Темнеющая весна - стр. 30
Он, привыкший воспринимать свои глаза болотисто – карими, опускал их.
Анисия ничего не требовала, кроме разговоров обо всем. И Павел, который никогда не чувствовал себя наполненным, откуда-то вырвал из своего пустующего нутра нежность, пугаясь, что это окончательно сожрет его.
Их окружал просоленный город, куда в любое время не доходили поезда. Оглушающий свет будто отпрыгивал от разнозеленых крон, застревая даже в переливающихся по веткам птицах. А июнь оборачивался цветами. Чудилась неподалеку покатая Нева, торжественно блестящая белыми ночами. Но воздух был суше и не пах навязчивой тиной разбавленного моря.
После трех лет мытарств по меблированным комнатам у рачительных немецких хозяек устроенная жизнь с Павлом разморила Анисию, но и придала сил дошлепать до цели. Павел посмеивался, что она вместо этого может, как Игорь, зацепиться за трагедию детства и растеребить ее до масштабов катастрофы всей жизни. Успокоившаяся, удаленная от бесконечных политических дискуссий в русской библиотеке, в которой потонула Полина, Анисия уже почти закончила работу над докторской диссертацией. А в июне в «Правительственном вестнике» прочла про унизительное распоряжение всем учащимся женщинам вернуться на родину до 1 января 1874, иначе им будет закрыт доступ в любое учебное заведение России.
Эти красивые, смелые девушки вложили в образование и общественную жизнь русской Швейцарии столько страсти, средств, взаимопомощи и надежд… Они согласны были терпеть косые взгляды местных, скудный паек, бытовую неустроенность и постоянные препоны со стороны сокурсников. И после всего влиятельные мужи из роскошных кабинетов вместе с самим царем – освободителем порешили перечеркнуть столько лет их созидательного труда вопреки им. Немудрено, что и Фричи, и Полина остались не слишком довольны таким исходом и откровенно возненавидели систему, наказавшую их за стремление к свободе и достоинству.
Для Анисии же удар смягчил Павел, убедив ее вернуться в Петербург, напитаться силами.

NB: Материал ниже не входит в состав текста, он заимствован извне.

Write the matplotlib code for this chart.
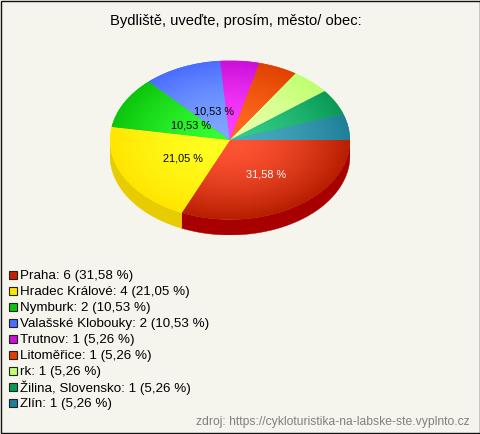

И подождать, пока правительство само все устроит, обязательно откроет еще какие-нибудь курсы или все же зачтет ей обучение за границей. Уставшая, мечтающая о ленивой прохладце Петербурга, обтесываемого круглосуточной суетой разносословного люда, Анисия согласилась. Полина тогда просто неистовствовала и впервые крупно поссорилась со сдавшейся подругой, клеймя ее эгоизм и слабоволие.
По возвращении Анисия испытала растерянность человека, не получившего так давно предвкушаемого удовольствия. Почти с отторжением, а затем с безразличием она переваривала неосязаемую перемену. Все вроде бы осталось до отвращения прежним – озорное поблескивание набитых безделицами магазинчиков, насупленные взгляды встречных молодых людей в фуражках, вонь Сенной. Но уже не получалось смотреть на промозглую гениальность города, не приспособленного для счастья, прежними глазами подростка, убежденного в блистательности дальнейшего пути. Она утешала себя, что полученную за границей докторскую степень все равно пришлось бы перезащищать здесь, а потом бодаться патриархальными земскими врачами за местечко. Расстроенная, разочарованная Анисия не нашла ничего лучше, чем окунуться в заложенное женское предназначение, полагая, что ребенок придаст ее жизни новую цель.